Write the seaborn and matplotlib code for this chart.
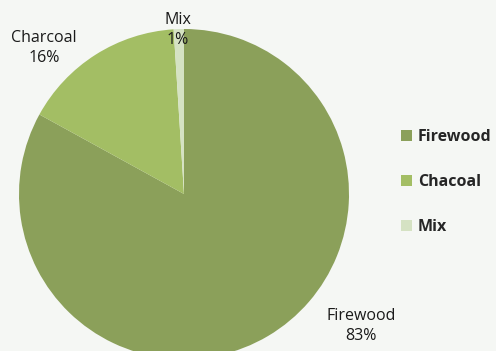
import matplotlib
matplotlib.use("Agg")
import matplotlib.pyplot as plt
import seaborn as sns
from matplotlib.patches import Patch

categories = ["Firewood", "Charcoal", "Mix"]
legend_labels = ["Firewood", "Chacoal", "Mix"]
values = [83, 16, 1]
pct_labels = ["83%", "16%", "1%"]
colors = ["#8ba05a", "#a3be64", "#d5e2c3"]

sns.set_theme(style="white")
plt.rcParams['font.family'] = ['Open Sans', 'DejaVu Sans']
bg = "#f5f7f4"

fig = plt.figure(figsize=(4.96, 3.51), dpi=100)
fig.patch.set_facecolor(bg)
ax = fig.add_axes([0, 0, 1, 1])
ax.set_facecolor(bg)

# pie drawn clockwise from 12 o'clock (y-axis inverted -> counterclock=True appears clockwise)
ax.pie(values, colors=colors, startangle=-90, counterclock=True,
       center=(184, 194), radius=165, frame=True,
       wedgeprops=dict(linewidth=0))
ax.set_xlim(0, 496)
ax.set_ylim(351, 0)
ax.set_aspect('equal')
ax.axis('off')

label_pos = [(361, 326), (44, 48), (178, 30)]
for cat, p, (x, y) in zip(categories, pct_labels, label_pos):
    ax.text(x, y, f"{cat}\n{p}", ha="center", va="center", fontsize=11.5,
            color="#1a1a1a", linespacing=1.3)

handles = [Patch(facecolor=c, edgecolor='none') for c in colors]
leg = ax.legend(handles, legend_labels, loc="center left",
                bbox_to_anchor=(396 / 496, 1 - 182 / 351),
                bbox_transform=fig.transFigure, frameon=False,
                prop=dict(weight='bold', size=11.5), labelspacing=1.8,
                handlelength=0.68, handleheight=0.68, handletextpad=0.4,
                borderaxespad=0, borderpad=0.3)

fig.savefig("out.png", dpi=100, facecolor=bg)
**********
#### [Stated exercise]
Using the data above, write out every line exactly, leaving the images behind.

#### [Answer in full]
Write the seaborn and matplotlib code for this chart.
import matplotlib
matplotlib.use("Agg")
import matplotlib.pyplot as plt
import seaborn as sns
from matplotlib.patches import Patch

categories = ["Firewood", "Charcoal", "Mix"]
legend_labels = ["Firewood", "Chacoal", "Mix"]
values = [83, 16, 1]
pct_labels = ["83%", "16%", "1%"]
colors = ["#8ba05a", "#a3be64", "#d5e2c3"]

sns.set_theme(style="white")
plt.rcParams['font.family'] = ['Open Sans', 'DejaVu Sans']
bg = "#f5f7f4"

fig = plt.figure(figsize=(4.96, 3.51), dpi=100)
fig.patch.set_facecolor(bg)
ax = fig.add_axes([0, 0, 1, 1])
ax.set_facecolor(bg)

# pie drawn clockwise from 12 o'clock (y-axis inverted -> counterclock=True appears clockwise)
ax.pie(values, colors=colors, startangle=-90, counterclock=True,
       center=(184, 194), radius=165, frame=True,
       wedgeprops=dict(linewidth=0))
ax.set_xlim(0, 496)
ax.set_ylim(351, 0)
ax.set_aspect('equal')
ax.axis('off')

label_pos = [(361, 326), (44, 48), (178, 30)]
for cat, p, (x, y) in zip(categories, pct_labels, label_pos):
    ax.text(x, y, f"{cat}\n{p}", ha="center", va="center", fontsize=11.5,
            color="#1a1a1a", linespacing=1.3)

handles = [Patch(facecolor=c, edgecolor='none') for c in colors]
leg = ax.legend(handles, legend_labels, loc="center left",
                bbox_to_anchor=(396 / 496, 1 - 182 / 351),
                bbox_transform=fig.transFigure, frameon=False,
                prop=dict(weight='bold', size=11.5), labelspacing=1.8,
                handlelength=0.68, handleheight=0.68, handletextpad=0.4,
                borderaxespad=0, borderpad=0.3)

fig.savefig("out.png", dpi=100, facecolor=bg)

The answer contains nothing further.